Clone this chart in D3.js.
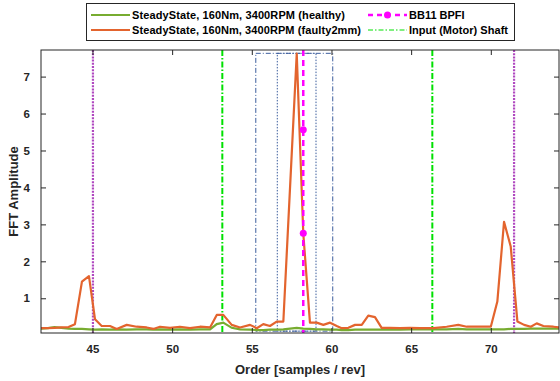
<!DOCTYPE html>
<html>
<head>
<meta charset="utf-8">
<script src="https://cdn.jsdelivr.net/npm/d3@7"></script>
<style>
	body { margin: 0; background: #fff; }
	svg { display: block; font-family: Arial, "Liberation Sans", sans-serif; }
</style>
</head>
<body>
<svg id="chart" width="560" height="381"></svg>
<script>
/* spectrum */
var orders = [41.77, 42.2, 42.62, 43.05, 43.5, 43.9, 44.34, 44.78, 45.16, 45.58, 46.1, 46.52, 47.15, 47.77,
	48.4, 48.82, 49.24, 49.87, 50.49, 51.12, 51.75, 52.38, 52.8, 53.21, 53.74, 54.26, 54.89, 55.31, 55.72,
	56.14, 56.56, 56.98, 57.82, 58.23, 58.65, 59.07, 59.49, 59.91, 60.33, 60.64, 61.06, 61.48, 61.9, 62.31,
	62.73, 63.15, 63.67, 64.3, 64.93, 65.56, 66.39, 67.23, 67.96, 68.49, 69.32, 70.0, 70.41, 70.83, 71.25,
	71.67, 72.09, 72.51, 72.88, 73.3, 73.93, 74.28];
var faulty = [0.19, 0.19, 0.2, 0.21, 0.22, 0.3, 1.45, 1.6, 0.43, 0.25, 0.25, 0.17, 0.28, 0.23,
	0.21, 0.17, 0.23, 0.2, 0.23, 0.19, 0.23, 0.21, 0.55, 0.55, 0.28, 0.21, 0.28, 0.19, 0.3,
	0.25, 0.37, 0.37, 7.62, 2.76, 0.34, 0.34, 0.28, 0.34, 0.25, 0.19, 0.2, 0.28, 0.28, 0.53,
	0.49, 0.2, 0.2, 0.19, 0.2, 0.19, 0.19, 0.23, 0.28, 0.23, 0.23, 0.23, 0.91, 3.07, 2.4,
	0.37, 0.28, 0.23, 0.32, 0.25, 0.23, 0.21];
var healthy = [0.18, 0.19, 0.22, 0.2, 0.18, 0.17, 0.17, 0.16, 0.15, 0.16, 0.15, 0.16, 0.15, 0.16,
	0.16, 0.15, 0.16, 0.15, 0.16, 0.15, 0.16, 0.16, 0.3, 0.34, 0.2, 0.16, 0.15, 0.14, 0.14,
	0.15, 0.15, 0.16, 0.2, 0.18, 0.17, 0.16, 0.16, 0.15, 0.15, 0.14, 0.14, 0.15, 0.15, 0.15,
	0.15, 0.15, 0.15, 0.15, 0.16, 0.16, 0.16, 0.16, 0.17, 0.16, 0.16, 0.16, 0.16, 0.16, 0.17,
	0.17, 0.17, 0.18, 0.18, 0.18, 0.18, 0.18];

var bpfiOrder = 58.23;
var bpfiMarks = [5.56, 2.76];
var shaftOrders = [53.15, 66.33];
var sideOrders = [45.03, 71.46];
var outerBand = [55.25, 60.08];
var innerBand = [56.6, 59.03];
var bandTop = 7.63, bandBottom = 0.11;

var xTicks = [45, 50, 55, 60, 65, 70];
var yTicks = [1, 2, 3, 4, 5, 6, 7];
var legendNames = ['SteadyState, 160Nm, 3400RPM (healthy)', 'SteadyState, 160Nm, 3400RPM (faulty2mm)',
	'BB11 BPFI', 'Input (Motor) Shaft'];

var m = { left: 41, right: 559, top: 50, bottom: 333 };
var axisColor = '#262626';

var svg = d3.select('#chart');
var x = d3.scaleLinear().domain([41.77, 74.28]).range([m.left, m.right]);
var y = d3.scaleLinear().domain([0.06, 7.72]).range([m.bottom, m.top]);

svg.append('defs').append('clipPath').attr('id', 'plot')
	.append('rect').attr('x', m.left).attr('y', m.top)
	.attr('width', m.right - m.left).attr('height', m.bottom - m.top);

var plot = svg.append('g').attr('clip-path', 'url(#plot)');

function vline(o, color, dash, width) {
	plot.append('line')
		.attr('x1', x(o)).attr('x2', x(o))
		.attr('y1', m.top).attr('y2', m.bottom)
		.attr('stroke', color).attr('stroke-width', width)
		.attr('stroke-dasharray', dash);
}

// dotted sideband lines, dash-dot shaft lines
sideOrders.forEach(o => vline(o, '#b048c0', '2,1.2', 2.2));
shaftOrders.forEach(o => vline(o, '#00e000', '6,2,1.5,2', 2));

// band boxes
function band(b, dash) {
	plot.append('rect')
		.attr('x', x(b[0])).attr('y', y(bandTop))
		.attr('width', x(b[1]) - x(b[0])).attr('height', y(bandBottom) - y(bandTop))
		.attr('fill', 'none').attr('stroke', '#3b5c9c').attr('stroke-width', 1)
		.attr('stroke-dasharray', dash);
}
band(outerBand, '5,2,1,2');
band(innerBand, '1.5,1.5');

var line = d3.line().x(d => x(d[0])).y(d => y(d[1]));

plot.append('path')
	.datum(orders.map((o, i) => [o, healthy[i]]))
	.attr('d', line).attr('fill', 'none')
	.attr('stroke', '#77ac30').attr('stroke-width', 2.2);

plot.append('path')
	.datum(orders.map((o, i) => [o, faulty[i]]))
	.attr('d', line).attr('fill', 'none')
	.attr('stroke', '#e3642e').attr('stroke-width', 2.2).attr('stroke-linejoin', 'round');

// BPFI marker line
vline(bpfiOrder, '#ff00ff', '6,4', 2.5);
plot.selectAll('circle.bpfi').data(bpfiMarks).enter()
	.append('circle').attr('class', 'bpfi')
	.attr('cx', x(bpfiOrder)).attr('cy', d => y(d)).attr('r', 3.5)
	.attr('fill', '#ff00ff');

// axes, MATLAB style: ticks inside, box all around
var fontTick = 'bold 11.5px Arial, "Liberation Sans", sans-serif';
svg.append('g').attr('transform', 'translate(0,' + m.bottom + ')')
	.call(d3.axisBottom(x).tickValues(xTicks).tickSizeInner(-5).tickSizeOuter(0).tickPadding(12))
	.call(g => g.select('.domain').remove());
svg.append('g').attr('transform', 'translate(0,' + m.top + ')')
	.call(d3.axisTop(x).tickValues(xTicks).tickSizeInner(-5).tickSizeOuter(0).tickFormat(''))
	.call(g => g.select('.domain').remove());
svg.append('g').attr('transform', 'translate(' + m.left + ',0)')
	.call(d3.axisLeft(y).tickValues(yTicks).tickSizeInner(-5).tickSizeOuter(0).tickPadding(11))
	.call(g => g.select('.domain').remove());
svg.append('g').attr('transform', 'translate(' + m.right + ',0)')
	.call(d3.axisRight(y).tickValues(yTicks).tickSizeInner(-5).tickSizeOuter(0).tickFormat(''))
	.call(g => g.select('.domain').remove());

svg.selectAll('.tick line').attr('stroke', axisColor);
svg.selectAll('.tick text').attr('fill', axisColor).style('font', fontTick);

svg.append('rect')
	.attr('x', m.left).attr('y', m.top)
	.attr('width', m.right - m.left).attr('height', m.bottom - m.top)
	.attr('fill', 'none').attr('stroke', axisColor).attr('stroke-width', 1);

svg.append('text')
	.attr('x', (m.left + m.right) / 2).attr('y', 374)
	.attr('text-anchor', 'middle').attr('fill', axisColor)
	.style('font', 'bold 13px Arial, "Liberation Sans", sans-serif')
	.text('Order [samples / rev]');

svg.append('text')
	.attr('transform', 'translate(18,' + ((m.top + m.bottom) / 2) + ') rotate(-90)')
	.attr('text-anchor', 'middle').attr('fill', axisColor)
	.style('font', 'bold 13px Arial, "Liberation Sans", sans-serif')
	.text('FFT Amplitude');

// legend
var lg = svg.append('g');
lg.append('rect').attr('x', 86.5).attr('y', 3.5).attr('width', 428).attr('height', 37)
	.attr('fill', '#fff').attr('stroke', axisColor).attr('stroke-width', 1);

var items = [
	{ name: legendNames[0], x0: 91, y0: 15, len: 213, color: '#77ac30', dash: null, width: 2 },
	{ name: legendNames[1], x0: 91, y0: 30, len: 229, color: '#e3642e', dash: null, width: 2 },
	{ name: legendNames[2], x0: 368, y0: 15, len: null, color: '#ff00ff', dash: '5,4', width: 2.5, marker: true },
	{ name: legendNames[3], x0: 368, y0: 30, len: 99, color: '#00e000', dash: '5,2,1.5,2', width: 1 }
];

items.forEach(function(it) {
	lg.append('line')
		.attr('x1', it.x0).attr('x2', it.x0 + 39)
		.attr('y1', it.y0).attr('y2', it.y0)
		.attr('stroke', it.color).attr('stroke-width', it.width)
		.attr('stroke-dasharray', it.dash);
	if (it.marker) {
		lg.append('circle').attr('cx', it.x0 + 19.5).attr('cy', it.y0).attr('r', 3.5).attr('fill', it.color);
	}
	lg.append('text')
		.attr('x', it.x0 + 41).attr('y', it.y0 + 4)
		.attr('fill', '#000')
		.attr('textLength', it.len).attr('lengthAdjust', 'spacing')
		.style('font', 'bold 11px Arial, "Liberation Sans", sans-serif')
		.text(it.name);
});
</script>
</body>
</html>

◇ ◇ ◇ ◇ ◇ ◇ ◇

**WRITTEN INSTRUCTION:**
Write down every line from the opening of the listing to the line with "0.17, 0.17, 0.18, 0.18, 0.18, 0.18, 0.18];", both included, and nothing else; the pictures are omitted.

**WRITTEN RESPONSE:**
Clone this chart in D3.js.
<!DOCTYPE html>
<html>
<head>
<meta charset="utf-8">
<script src="https://cdn.jsdelivr.net/npm/d3@7"></script>
<style>
	body { margin: 0; background: #fff; }
	svg { display: block; font-family: Arial, "Liberation Sans", sans-serif; }
</style>
</head>
<body>
<svg id="chart" width="560" height="381"></svg>
<script>
/* spectrum */
var orders = [41.77, 42.2, 42.62, 43.05, 43.5, 43.9, 44.34, 44.78, 45.16, 45.58, 46.1, 46.52, 47.15, 47.77,
	48.4, 48.82, 49.24, 49.87, 50.49, 51.12, 51.75, 52.38, 52.8, 53.21, 53.74, 54.26, 54.89, 55.31, 55.72,
	56.14, 56.56, 56.98, 57.82, 58.23, 58.65, 59.07, 59.49, 59.91, 60.33, 60.64, 61.06, 61.48, 61.9, 62.31,
	62.73, 63.15, 63.67, 64.3, 64.93, 65.56, 66.39, 67.23, 67.96, 68.49, 69.32, 70.0, 70.41, 70.83, 71.25,
	71.67, 72.09, 72.51, 72.88, 73.3, 73.93, 74.28];
var faulty = [0.19, 0.19, 0.2, 0.21, 0.22, 0.3, 1.45, 1.6, 0.43, 0.25, 0.25, 0.17, 0.28, 0.23,
	0.21, 0.17, 0.23, 0.2, 0.23, 0.19, 0.23, 0.21, 0.55, 0.55, 0.28, 0.21, 0.28, 0.19, 0.3,
	0.25, 0.37, 0.37, 7.62, 2.76, 0.34, 0.34, 0.28, 0.34, 0.25, 0.19, 0.2, 0.28, 0.28, 0.53,
	0.49, 0.2, 0.2, 0.19, 0.2, 0.19, 0.19, 0.23, 0.28, 0.23, 0.23, 0.23, 0.91, 3.07, 2.4,
	0.37, 0.28, 0.23, 0.32, 0.25, 0.23, 0.21];
var healthy = [0.18, 0.19, 0.22, 0.2, 0.18, 0.17, 0.17, 0.16, 0.15, 0.16, 0.15, 0.16, 0.15, 0.16,
	0.16, 0.15, 0.16, 0.15, 0.16, 0.15, 0.16, 0.16, 0.3, 0.34, 0.2, 0.16, 0.15, 0.14, 0.14,
	0.15, 0.15, 0.16, 0.2, 0.18, 0.17, 0.16, 0.16, 0.15, 0.15, 0.14, 0.14, 0.15, 0.15, 0.15,
	0.15, 0.15, 0.15, 0.15, 0.16, 0.16, 0.16, 0.16, 0.17, 0.16, 0.16, 0.16, 0.16, 0.16, 0.17,
	0.17, 0.17, 0.18, 0.18, 0.18, 0.18, 0.18];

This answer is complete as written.